26 Mayıs’ta duruşması var.
“Benim oğullarımııın” diye bağıran babaların ülkesinde.
O da oğuldu.
O da anneydi.
Onur Yaser Can ve annesi Hatice Can, bu düzenin maddi-manevi şiddetine maruz kalarak canlarını verdiler.
Belki bir şey anlarız diye.
İster geçmiş “Anneler Günü” diye okuyun… İster “Gençlik Bayramı” diye.
Müsaadenizle, o günlerdeki yazılarımdan biriyle.
Başlık dahil, yazıdaki her şey o günkü gibi.

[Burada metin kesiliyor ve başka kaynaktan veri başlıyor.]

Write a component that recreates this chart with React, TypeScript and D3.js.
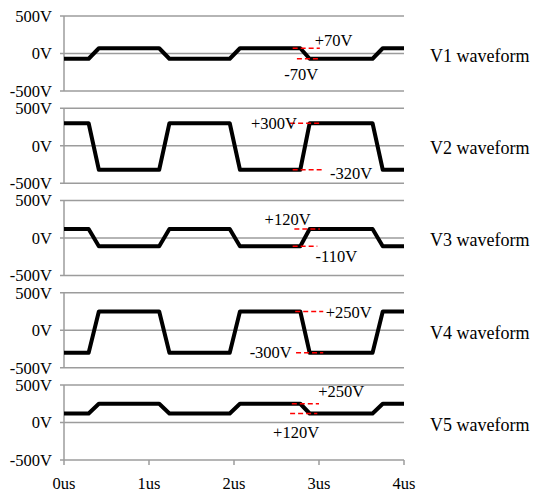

Onur Yaser ile Hatice Hanım yine yok.
Tek değişiklik, yazıdaki “Başbakan” artık “Cumhurbaşkanı”; Başkan olmak istiyor!
***
Babasınız ya, sizin oğlunuzu hiç çırılçıplak soydular mı? Hiç çıplak bir boşluğa attı mı kendini, evladınız?
Bebeklikten söz etmiyorum Beyefendi. Karyoladan düşmekten de değil.
Bir karakolda mesela. Siz yine başbakansınız o sırada, mesela.
Bir “kahraman” bir “çete” dediğiniz kimi polis, 2010 Haziran başında, henüz 28 yaşında, mimar Onur Yaser Can’ı gözaltına aldı.
Pardon, gözaltı bile değil. Ailesine haber verilmedi. Avukat istenmedi.
Ama nezarete kondu. Çırılçıplak soyuldu. Cinsel tacize maruz kaldı.
Çıkışta doktor raporu bile aynı polislerin huzurunda hazırlandı. (Hıdır Tok’un Başka Haber’deki hakikaten başka türlü haberi!)
İfadesiyle defalarca oynandı. Kağıt üstünde ne kadar hukuk kuralı varsa yer üstünde hepsi çiğnendi.